Frac Balls Made with ELEMENTAL Degradable Technology Dissolve in Low-Temperature Wells | Schlumberger
Case Study
Location
Canada, North America, Onshore
Details

Challenge: Ensure full production in openhole, multistage wells with bottomhole temperatures as low as 40 degC [104 degF]

Solution: Use frac balls made with ELEMENTAL* degradable technology to eliminate well interventions for milling out conventional balls and to ensure full production

Results: Successfully isolated and activated multiple zones individually within the time planned and to the pressures and flow rates required, ensuring optimal well productivity and minimizing time and costs

Products Used

Frac Balls Made with ELEMENTAL Degradable Technology Dissolve in Low-Temperature Wells

Journey Energy optimizes well productivity and minimizes time and costs in seven Cardium shale wells in Canada by using frac balls that degrade predictably

Conventional frac balls can fracture, jam, and fail to flow back

Journey Energy planned to hydraulically fracture seven openhole monobore oil wells, each having from 12 to 25 stages, in the Cardium shale formation in Alberta, Canada.
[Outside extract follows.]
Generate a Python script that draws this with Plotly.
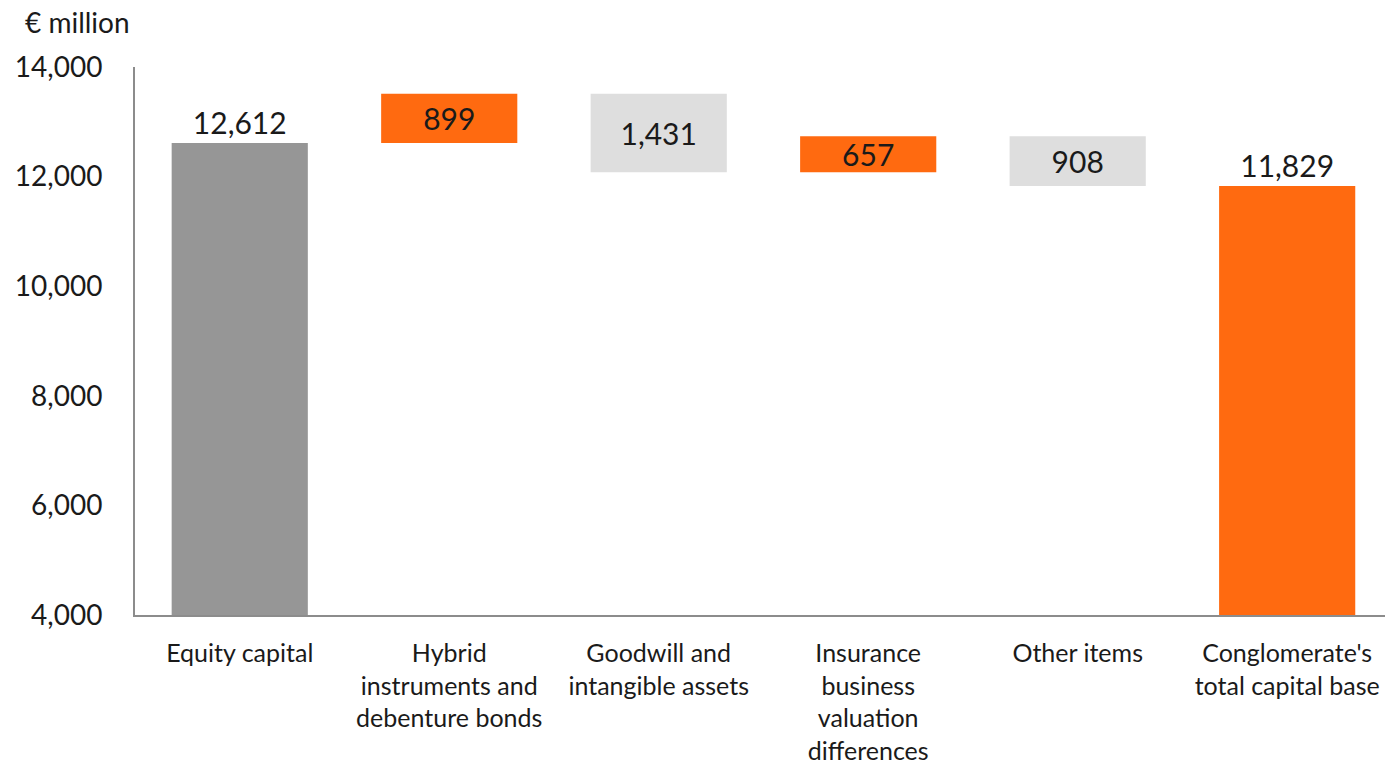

The oil was located in a shallow reservoir surrounded by thick layers of tight shale.

With nondegradable balls, production can become obstructed if even one ball deforms or fractures during treatment because of the increased hydraulic pressure or fails to flow back because of low reservoir pressure. A ball can also become jammed on its seat and choke back production from all treated stages below. These problems require a workover rig to be brought onsite so that the balls and seats can be milled out, adding time, costs, and risks to the project. Moreover, reservoir conditions that can hinder production can also exhibit production profiles similar to that of stuck frac balls, complicating any decision to mill out the balls. Journey Energy wanted to avoid these risks and ensure that production reached its full potential.

Degradable frac balls allow unobstructed production

Journey Energy opted to use Schlumberger frac balls made using ELEMENTAL degradable technology, together with the Falcon* multistage stimulation system for uncemented wells. The patented aluminum-based alloy is designed to hold its shape during stimulation and then degrade predictably within hours or days after making contact with a well fluid, even in low-temperature formations, which can slow degradation beyond the available time.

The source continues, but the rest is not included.